Hask
is usually thought to be the category whose objects are types and morphisms are functions.
However, I've seen Conor McBride (@pigworker) warn against the use of Hask
multiple times (1, 2, 3):
I would discourage talk of "the Hask Category" because it subconsciously conditions you against looking for other categorical structure in Haskell programming.
Note, I dislike the use of "Hask" as the name of the "category of Haskell types and functions": I fear that labelling one category as the Haskell category has the unfortunate side-effect of blinding us to the wealth of other categorical structure in Haskell programming. It's a trap.
I wish people wouldn't call it "Hask", though: it threatens to limit the imagination.
What other categories can we see in Haskell?
In one of his answers, he touches upon some of these ideas, but I wonder if someone could expand upon it; and I wonder if there are even more examples.
[...] there's a ton of categorical structure lurking everywhere, there's certainly a ton of categorical structure available (possibly but not necessarily) at higher kinds. I'm particularly fond of functors between indexed families of sets.

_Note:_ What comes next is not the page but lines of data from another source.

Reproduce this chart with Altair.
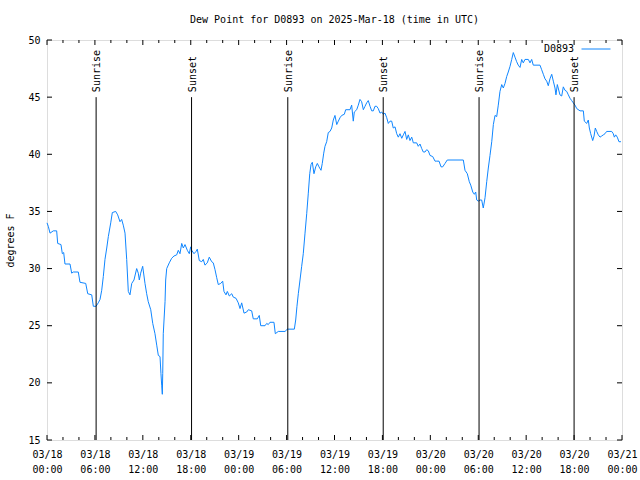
import altair as alt
import pandas as pd

FONT = "DejaVu Sans Mono"
BLUE = "#0f86ff"

# hours since 2025-03-18 00:00 UTC
hours = [0.00, 0.16, 0.38, 0.79, 1.21, 1.34, 1.75, 1.92, 2.09, 2.25, 2.88, 3.09, 3.29, 3.92, 4.13,
         4.85, 5.10, 5.60, 5.80, 6.14, 6.42, 6.64, 6.85, 7.05, 7.26, 7.48, 7.68, 7.98, 8.18, 8.60,
         8.85, 9.14, 9.35, 9.55, 9.77, 9.98, 10.18, 10.39, 10.61, 10.89, 11.23, 11.43, 11.56, 11.73,
         11.98, 12.27, 12.48, 12.68, 12.99, 13.24, 13.52, 13.74, 13.94, 14.15, 14.27, 14.36, 14.44,
         14.49, 14.56, 14.78, 14.86, 14.99, 15.31, 15.61, 15.90, 16.24, 16.44, 16.65, 16.87, 17.07,
         17.28, 17.57, 17.82, 17.99, 18.12, 18.41, 18.66, 18.82, 19.07, 19.37, 19.57, 19.78, 20.07,
         20.32, 20.62, 20.82, 21.04, 21.25, 21.45, 21.75, 22.00, 22.16, 22.41, 22.58, 22.83, 23.13,
         23.33, 23.67, 23.95, 24.17, 24.38, 24.67, 25.01, 25.21, 25.63, 25.83, 26.33, 26.58, 26.76,
         27.30, 27.51, 27.71, 27.92, 28.42, 28.59, 28.96, 29.80, 30.10, 30.97, 31.14, 31.30, 31.47,
         31.68, 31.89, 32.09, 32.31, 32.52, 32.72, 32.90, 33.06, 33.22, 33.43, 33.65, 33.85, 34.06,
         34.31, 34.47, 34.65, 34.81, 35.02, 35.22, 35.44, 35.65, 35.85, 36.06, 36.28, 36.48, 36.69,
         36.90, 37.23, 37.40, 37.94, 38.15, 38.35, 38.48, 38.78, 38.98, 39.19, 39.40, 39.61, 39.82,
         40.03, 40.23, 40.45, 40.66, 40.86, 41.07, 41.28, 41.48, 41.70, 41.91, 42.11, 42.32, 42.54,
         42.74, 42.95, 43.16, 43.36, 43.58, 43.79, 43.99, 44.20, 44.42, 44.62, 44.83, 45.04, 45.24,
         45.45, 45.67, 45.87, 46.29, 46.49, 46.71, 46.92, 47.12, 47.33, 47.54, 47.75, 47.96, 48.30,
         48.59, 48.80, 49.09, 49.34, 49.55, 49.84, 50.12, 52.13, 52.34, 52.63, 52.88, 53.06, 53.31,
         53.51, 53.68, 53.81, 54.01, 54.22, 54.43, 54.63, 54.85, 55.06, 55.26, 55.47, 55.69, 55.89,
         56.10, 56.31, 56.51, 56.72, 56.94, 57.14, 57.35, 57.56, 57.76, 57.98, 58.19, 58.39, 58.60,
         58.81, 59.01, 59.23, 59.44, 59.64, 59.85, 60.27, 60.48, 60.69, 60.89, 61.73, 61.94, 62.15,
         62.36, 62.57, 62.77, 62.98, 63.20, 63.40, 63.61, 63.73, 63.90, 64.23, 64.45, 64.65, 64.86,
         65.08, 65.28, 65.49, 65.70, 65.90, 66.12, 66.33, 66.74, 67.16, 67.28, 67.58, 67.78, 67.91,
         68.08, 68.33, 68.50, 68.66, 68.83, 69.03, 69.25, 69.46, 69.66, 69.87, 70.08, 70.71, 70.91,
         71.04, 71.21, 71.41, 71.62, 71.87]

dewpoint = [34.0, 33.7, 33.1, 33.3, 33.3, 32.2, 32.1, 31.3, 31.4, 30.4, 30.4, 29.6, 29.7, 29.7, 28.8,
            28.7, 27.8, 27.7, 26.7, 26.7, 27.0, 27.3, 28.1, 29.3, 30.8, 31.8, 32.8, 34.0, 34.9, 35.0,
            34.7, 34.1, 34.3, 33.8, 33.1, 30.8, 28.0, 27.7, 28.7, 29.0, 30.0, 29.6, 29.0, 29.6,
            30.2, 28.7, 27.8, 27.1, 26.4, 25.2, 24.3, 23.3, 22.4, 22.3, 20.8, 19.8, 19.0,
            20.8, 24.3, 27.1, 29.0, 30.0, 30.5, 30.9, 31.1, 31.2, 31.6, 31.3, 32.2, 31.8,
            32.1, 31.6, 31.3, 31.9, 31.6, 31.3, 31.5, 31.7, 30.7, 30.6, 30.8, 30.3, 30.5,
            31.0, 30.6, 30.5, 29.9, 29.2, 28.6, 28.7, 28.9, 28.0, 27.7, 28.0, 27.6, 27.8,
            27.5, 27.4, 27.0, 26.5, 27.0, 26.1, 26.2, 26.4, 26.3, 25.6, 25.6, 25.9, 25.0,
            25.0, 25.2, 25.1, 25.3, 25.3, 24.3, 24.5, 24.5, 24.7, 24.7, 25.5, 26.7, 27.8,
            29.0, 30.2, 31.3, 33.1, 34.8, 36.6, 38.3, 39.1, 39.3, 38.3, 38.9, 39.2, 38.9,
            38.6, 39.2, 40.1, 40.7, 41.1, 41.9, 42.0, 42.3, 43.0, 43.4, 42.6, 42.9, 43.2,
            43.4, 43.5, 43.9, 43.9, 44.3, 42.9, 43.7, 43.9, 44.3, 44.8, 44.6, 43.9, 44.2,
            44.5, 44.7, 44.2, 43.8, 43.8, 44.2, 44.2, 44.0, 43.6, 43.7, 43.5, 43.6, 43.2,
            42.7, 42.9, 42.9, 42.3, 42.4, 41.8, 41.5, 41.8, 41.4, 41.7, 42.0, 41.3, 41.7,
            41.2, 41.5, 41.0, 41.0, 40.7, 40.9, 40.5, 40.2, 40.2, 40.4, 40.3, 39.9, 39.8,
            39.4, 39.4, 39.4, 38.9, 38.9, 39.2, 39.5, 39.5, 38.6, 38.3, 37.6, 37.3, 36.7,
            36.5, 36.7, 36.0, 35.9, 36.0, 36.0, 35.3, 36.2, 37.6, 38.8, 39.9, 41.1, 42.6,
            43.4, 43.3, 44.3, 45.5, 46.1, 45.8, 46.2, 46.8, 47.2, 47.7, 48.3, 48.9, 48.5,
            48.1, 47.8, 47.6, 48.3, 48.0, 48.3, 48.3, 48.0, 48.3, 47.8, 47.8, 47.4, 47.0,
            46.6, 46.4, 46.0, 46.6, 47.0, 46.4, 45.8, 45.2, 46.1, 45.2, 45.1, 45.9, 45.6,
            45.5, 45.2, 44.9, 44.7, 44.5, 44.3, 44.0, 43.8, 43.8, 42.9, 42.7, 43.0, 42.3,
            41.8, 41.2, 41.6, 42.3, 42.0, 41.7, 41.5, 41.6, 41.7, 41.8, 42.0, 42.0, 41.8,
            41.5, 41.7, 41.5, 41.1, 41.1]

event_hours = [6.15, 18.10, 30.15, 42.10, 54.10, 66.00]
event_names = ["Sunrise", "Sunset", "Sunrise", "Sunset", "Sunrise", "Sunset"]

x_major = [0, 6, 12, 18, 24, 30, 36, 42, 48, 54, 60, 66, 72]
x_minor = [2, 4, 8, 10, 14, 16, 20, 22, 26, 28, 32, 34, 38, 40, 44, 46, 50, 52, 56, 58, 62, 64, 68, 70]
y_ticks = [15, 20, 25, 30, 35, 40, 45, 50]

W, H = 575, 400

df = pd.DataFrame({"hour": hours, "dewpt": dewpoint, "series": "D0893"})
ev = pd.DataFrame({"hour": event_hours, "name": event_names})
xmaj = pd.DataFrame({"hour": x_major})
xmin = pd.DataFrame({"hour": x_minor})
ytk = pd.DataFrame({"dewpt": y_ticks})

xscale = alt.Scale(domain=[0, 72], nice=False, zero=False)
yscale = alt.Scale(domain=[15, 50], nice=False, zero=False)

label_expr = ("['03/' + (18 + floor(datum.value / 24)), "
              "((datum.value % 24) < 10 ? '0' : '') + (datum.value % 24) + ':00']")

x_axis = alt.Axis(values=x_major, labelExpr=label_expr, ticks=False, tickSize=0,
                  domain=False, grid=False, title=None, labelPadding=9,
                  labelFlush=False, labelOverlap=False, labelBound=False,
                  labelLineHeight=15, labelFont=FONT, labelFontSize=10,
                  labelColor="black")
y_axis = alt.Axis(values=y_ticks, ticks=False, tickSize=0, domain=False, grid=False,
                  title="degrees F", titleFont=FONT, titleFontSize=10,
                  titleFontWeight="normal", titleColor="black",
                  titleX=-37, titleY=H / 2, titleAngle=270, titleAlign="center",
                  titleBaseline="middle", labelPadding=7, labelFont=FONT,
                  labelFontSize=10, labelColor="black", labelOverlap=False,
                  labelFlush=False)

line = alt.Chart(df).mark_line(strokeWidth=1, interpolate="linear").encode(
    x=alt.X("hour:Q", scale=xscale, axis=x_axis),
    y=alt.Y("dewpt:Q", scale=yscale, axis=y_axis),
    color=alt.Color("series:N", scale=alt.Scale(range=[BLUE]),
                    legend=alt.Legend(orient="none", legendX=534, legendY=-6, title=None,
                                      symbolType="stroke", symbolSize=841,
                                      symbolStrokeWidth=1, labelAlign="right",
                                      labelOffset={"expr": "-37"}, labelFont=FONT,
                                      labelFontSize=10, labelColor="black", padding=0)),
)


def xticks(data, top, length):
    y0 = 0 if top else H
    y1 = length if top else H - length
    return alt.Chart(data).mark_rule(color="black", strokeWidth=1).encode(
        x=alt.X("hour:Q", scale=xscale, axis=x_axis),
        y=alt.value(y0), y2=alt.value(y1))


def yticks(right, length):
    x0 = W if right else 0
    x1 = W - length if right else length
    return alt.Chart(ytk).mark_rule(color="black", strokeWidth=1).encode(
        y=alt.Y("dewpt:Q", scale=yscale, axis=y_axis),
        x=alt.value(x0), x2=alt.value(x1))


tick_layers = [
    xticks(xmaj, False, 5), xticks(xmaj, True, 5),
    xticks(xmin, False, 3), xticks(xmin, True, 3),
    yticks(False, 5), yticks(True, 5),
]

rules = alt.Chart(ev).mark_rule(color="black", strokeWidth=1).encode(
    x=alt.X("hour:Q", scale=xscale, axis=x_axis),
    y=alt.YDatum(45, scale=yscale, axis=y_axis), y2=alt.datum(15))

labels = alt.Chart(ev).mark_text(angle=270, align="left", baseline="middle", dx=5, dy=1,
                                 font=FONT, fontSize=10, color="black").encode(
    x=alt.X("hour:Q", scale=xscale, axis=x_axis),
    y=alt.YDatum(45, scale=yscale, axis=y_axis),
    text="name:N")

chart = alt.layer(line, *tick_layers, rules, labels).properties(
    width=W, height=H,
    title=alt.TitleParams("Dew Point for D0893 on 2025-Mar-18 (time in UTC)", font=FONT,
                          fontSize=10, fontWeight="normal", anchor="middle", offset=9,
                          color="black"),
    padding={"left": 47, "top": 40, "right": 18, "bottom": 40},
    autosize=alt.AutoSizeParams(type="none"),
).configure_view(stroke="black", strokeWidth=1).configure(background="white")

chart.save("out.html", embed_options={"renderer": "svg", "actions": False})
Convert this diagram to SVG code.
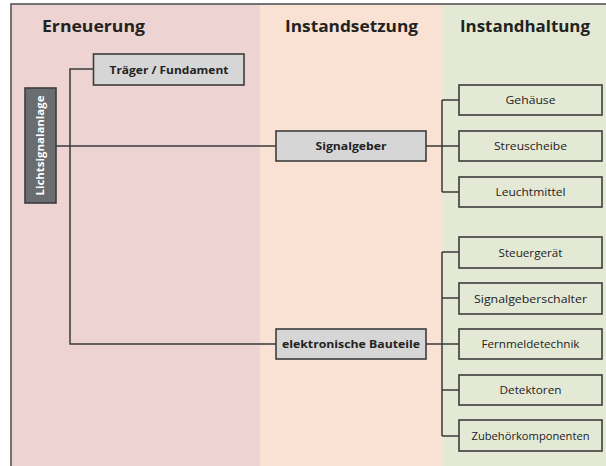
<svg xmlns="http://www.w3.org/2000/svg" width="606" height="466" viewBox="0 0 606 466">
  <style>
    .hdr { font-family: "Open Sans", "Noto Sans", "Liberation Sans", sans-serif; font-weight: bold; font-size: 16.5px; fill: #222; }
    .lbl { font-family: "Open Sans", "Noto Sans", "Liberation Sans", sans-serif; font-size: 10.5px; fill: #222; text-anchor: middle; }
    .b { font-weight: bold; }
    .grey rect { fill: #D6D6D6; stroke: #3c3c3c; stroke-width: 1.6; }
    .leaf rect { fill: #E4E9D6; stroke: #3c3c3c; stroke-width: 1.6; }
    .root rect { fill: #6A6D6F; stroke: #3c3c3c; stroke-width: 1.6; }
    .root text { fill: #ffffff; }
    #connectors path { fill: none; stroke: #3a3a3a; stroke-width: 1.5; }
  </style>

  <!-- phase columns -->
  <rect x="0" y="0" width="606" height="466" fill="#ffffff"/>
  <rect x="11" y="4" width="249" height="470" fill="#EDD3D1"/>
  <rect x="260" y="4" width="182" height="470" fill="#F9E2D3"/>
  <rect x="442" y="4" width="170" height="470" fill="#E4E9D6"/>
  <rect x="11" y="4" width="620" height="480" fill="none" stroke="#555555" stroke-width="1.6"/>

  <text class="hdr" x="42" y="32" textLength="103" lengthAdjust="spacingAndGlyphs">Erneuerung</text>
  <text class="hdr" x="285" y="32" textLength="133" lengthAdjust="spacingAndGlyphs">Instandsetzung</text>
  <text class="hdr" x="460" y="32" textLength="130" lengthAdjust="spacingAndGlyphs">Instandhaltung</text>

  <!-- connectors -->
  <g id="connectors">
    <path d="M56 146 H276"/>
    <path d="M93.5 69 H70 V344 H276"/>
    <path d="M426 146 H459 M442 100 V192 M442 100 H459 M442 192 H459"/>
    <path d="M426 344 H459 M442 252 V436 M442 252 H459 M442 298 H459 M442 390 H459 M442 436 H459"/>
  </g>

  <!-- root -->
  <g id="lichtsignalanlage" class="root">
    <rect x="25" y="88" width="31" height="115"/>
    <text class="lbl b" transform="translate(44 145.5) rotate(-90)" textLength="100" lengthAdjust="spacingAndGlyphs">Lichtsignalanlage</text>
  </g>

  <!-- second level -->
  <g id="traeger" class="grey">
    <rect x="93.5" y="54" width="150.5" height="31"/>
    <text class="lbl b" x="169" y="73.5" textLength="119" lengthAdjust="spacingAndGlyphs">Träger / Fundament</text>
  </g>
  <g id="signalgeber" class="grey">
    <rect x="276" y="131" width="150" height="30"/>
    <text class="lbl b" x="351" y="150" textLength="71" lengthAdjust="spacingAndGlyphs">Signalgeber</text>
  </g>
  <g id="elektronik" class="grey">
    <rect x="276" y="329" width="150" height="30"/>
    <text class="lbl b" x="351" y="348" textLength="138" lengthAdjust="spacingAndGlyphs">elektronische Bauteile</text>
  </g>

  <!-- leaves -->
  <g id="gehaeuse" class="leaf">
    <rect x="459" y="85" width="143" height="30"/>
    <text class="lbl" x="530.5" y="104" textLength="50" lengthAdjust="spacingAndGlyphs">Gehäuse</text>
  </g>
  <g id="streuscheibe" class="leaf">
    <rect x="459" y="131" width="143" height="30"/>
    <text class="lbl" x="530.5" y="150" textLength="73" lengthAdjust="spacingAndGlyphs">Streuscheibe</text>
  </g>
  <g id="leuchtmittel" class="leaf">
    <rect x="459" y="177" width="143" height="30"/>
    <text class="lbl" x="530.5" y="196" textLength="70" lengthAdjust="spacingAndGlyphs">Leuchtmittel</text>
  </g>
  <g id="steuergeraet" class="leaf">
    <rect x="459" y="237" width="143" height="31"/>
    <text class="lbl" x="530.5" y="256.5" textLength="64" lengthAdjust="spacingAndGlyphs">Steuergerät</text>
  </g>
  <g id="signalgeberschalter" class="leaf">
    <rect x="459" y="283" width="143" height="31"/>
    <text class="lbl" x="530.5" y="302.5" textLength="113" lengthAdjust="spacingAndGlyphs">Signalgeberschalter</text>
  </g>
  <g id="fernmeldetechnik" class="leaf">
    <rect x="459" y="329" width="143" height="30"/>
    <text class="lbl" x="530.5" y="348" textLength="98" lengthAdjust="spacingAndGlyphs">Fernmeldetechnik</text>
  </g>
  <g id="detektoren" class="leaf">
    <rect x="459" y="375" width="143" height="30"/>
    <text class="lbl" x="530.5" y="394" textLength="62" lengthAdjust="spacingAndGlyphs">Detektoren</text>
  </g>
  <g id="zubehoer" class="leaf">
    <rect x="459" y="420" width="143" height="31"/>
    <text class="lbl" x="530.5" y="439.5" textLength="118" lengthAdjust="spacingAndGlyphs">Zubehörkomponenten</text>
  </g>
</svg>
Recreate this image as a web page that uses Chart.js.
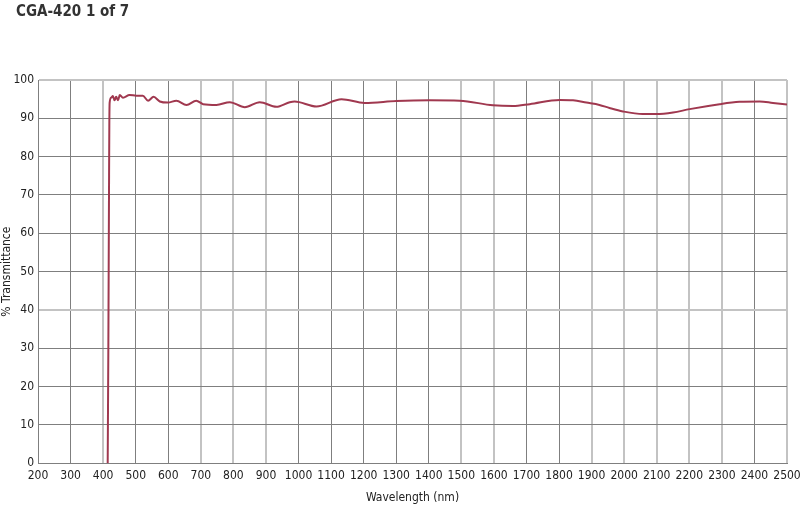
<!DOCTYPE html>
<html lang="en">
<head>
    <meta charset="UTF-8">
    <title>CGA-420 1 of 7</title>
    <script src="https://cdn.jsdelivr.net/npm/chart.js"></script>
    <style>
        body {
            margin: 0;
            padding: 0;
            background: #fff;
        }
        #wrap {
            width: 800px;
            height: 506px;
        }
    </style>
</head>
<body>
    <div id="wrap">
        <canvas id="transmittanceChart" width="800" height="506"></canvas>
    </div>

    <script>
        // Curve (nm, %T)
        const wavelength = [414, 416, 418, 419, 420, 425, 430, 435, 440, 446,
            451, 461, 481, 502, 522, 538, 555, 574, 599, 625,
            656, 686, 707, 748, 789, 835, 881, 932, 973, 988,
            1055, 1132, 1203, 1300, 1402, 1495, 1597, 1658, 1710, 1802,
            1843, 1884, 1924, 1955, 1996, 2057, 2098, 2150, 2201, 2293,
            2354, 2416, 2457, 2500];
        const transmittance = [0, 30, 70, 88, 94.1, 95.4, 95.8, 94.7, 95.6, 94.7,
            96.1, 95.4, 96.1, 95.9, 95.9, 94.6, 95.6, 94.4, 94.1, 94.6,
            93.5, 94.6, 93.7, 93.5, 94.2, 92.9, 94.2, 93.0, 94.2, 94.4,
            93.1, 95.0, 94.0, 94.5, 94.7, 94.6, 93.4, 93.2, 93.7, 94.8,
            94.7, 94.1, 93.5, 92.7, 91.8, 91.1, 91.1, 91.5, 92.4, 93.7,
            94.3, 94.4, 94.0, 93.6];
        const xRange = [200, 2500];
        const yRange = [0, 100];

        const chartTitle = 'CGA-420 1 of 7';
        const FONT = "'Liberation Sans Narrow', 'DejaVu Sans Condensed', sans-serif";

        // the scan has some grid lines lighter than others
        const lightX = [400, 700, 800, 900, 1500, 1600, 1900, 2000, 2100, 2200, 2300, 2500];
        const lightY = [40, 100];
        const DARK = '#7f7f7f';
        const LIGHT = '#c3c3c3';

        const titlePlugin = {
            id: 'cornerTitle',
            afterDraw(chart) {
                const c = chart.ctx;
                c.save();
                c.font = "bold 15px " + FONT;
                c.fillStyle = '#333';
                c.textBaseline = 'middle';
                c.fillText(chartTitle, 16, 12);
                c.restore();
            }
        };

        const points = wavelength.map((w, i) => ({ x: w, y: transmittance[i] }));

        new Chart(document.getElementById('transmittanceChart'), {
            type: 'line',
            data: {
                datasets: [{
                    label: 'CGA-420',
                    data: points,
                    borderColor: '#a0384f',
                    borderWidth: 2,
                    pointRadius: 0,
                    cubicInterpolationMode: 'monotone',
                    fill: false
                }]
            },
            options: {
                responsive: false,
                animation: false,
                layout: {
                    padding: { top: 80, right: 13, left: 0, bottom: 0 }
                },
                plugins: {
                    legend: { display: false },
                    tooltip: { enabled: false }
                },
                scales: {
                    x: {
                        type: 'linear',
                        min: xRange[0],
                        max: xRange[1],
                        afterFit: (scale) => { scale.paddingRight = 0; },
                        ticks: {
                            stepSize: 100,
                            autoSkip: false,
                            maxRotation: 0,
                            padding: 5,
                            color: '#222',
                            callback: (v) => String(v),
                            font: { family: FONT, size: 12 }
                        },
                        grid: {
                            drawTicks: false,
                            color: (ctx) => lightX.includes(ctx.tick.value) ? LIGHT : DARK,
                            lineWidth: (ctx) => lightX.includes(ctx.tick.value) ? 2 : 1
                        },
                        border: { color: DARK, width: 1 },
                        title: {
                            display: true,
                            text: 'Wavelength (nm)',
                            color: '#222',
                            padding: { top: 3, bottom: 1 },
                            font: { family: FONT, size: 12 }
                        }
                    },
                    y: {
                        min: yRange[0],
                        max: yRange[1],
                        afterFit: (scale) => { scale.width = 38; },
                        ticks: {
                            stepSize: 10,
                            padding: 4,
                            color: '#222',
                            font: { family: FONT, size: 12 }
                        },
                        grid: {
                            drawTicks: false,
                            color: (ctx) => lightY.includes(ctx.tick.value) ? LIGHT : DARK,
                            lineWidth: (ctx) => lightY.includes(ctx.tick.value) ? 2 : 1
                        },
                        border: { color: DARK, width: 1 },
                        title: {
                            display: true,
                            text: '% Transmittance',
                            color: '#222',
                            padding: { top: 0, bottom: 0 },
                            font: { family: FONT, size: 12 }
                        }
                    }
                }
            },
            plugins: [titlePlugin]
        });
    </script>
</body>
</html>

Constraints in Haskell also form a category. The objects are the constraints, and the arrows mean "this constraint implies this other constraint". So every constraint implies itself, and there's an arrow between Monad f
and Applicative f
, between Ord a
and Eq a
and between Ord a
and Ord [a]
.
It is a thin category, so there is at most one arrow between two objects.
Gabriel Gonzalez has blogged about this. Here's one such post: http://www.haskellforall.com/2012/08/the-category-design-pattern.html
In it, he calls Hask "the function category", and also discusses "the Kleisli category" and "the pipes category." These are all examples of instances of the Category typeclass in Haskell. The Category typeclass in Haskell is a subset of the categories you can find in Haskell.
I once uploaded an educational package that demonstrates one example of this. I called it MHask.
http://hackage.haskell.org/package/MHask
Copied from the hackage page:
MHask is the category where
- The objects are Haskell types of kind (* → *) that have an instance of Prelude.Monad
- An arrow from object m to object n is a Haskell function of the form (forall x. m x → n x)
- Arrow composition is merely a specialization of Haskell function composition
- The identity arrow for the object m is the Prelude.id function in Haskell, specialized to (forall x. m x → m x)
Caveat emptor; I have not looked at this in a long time. There may be mistakes.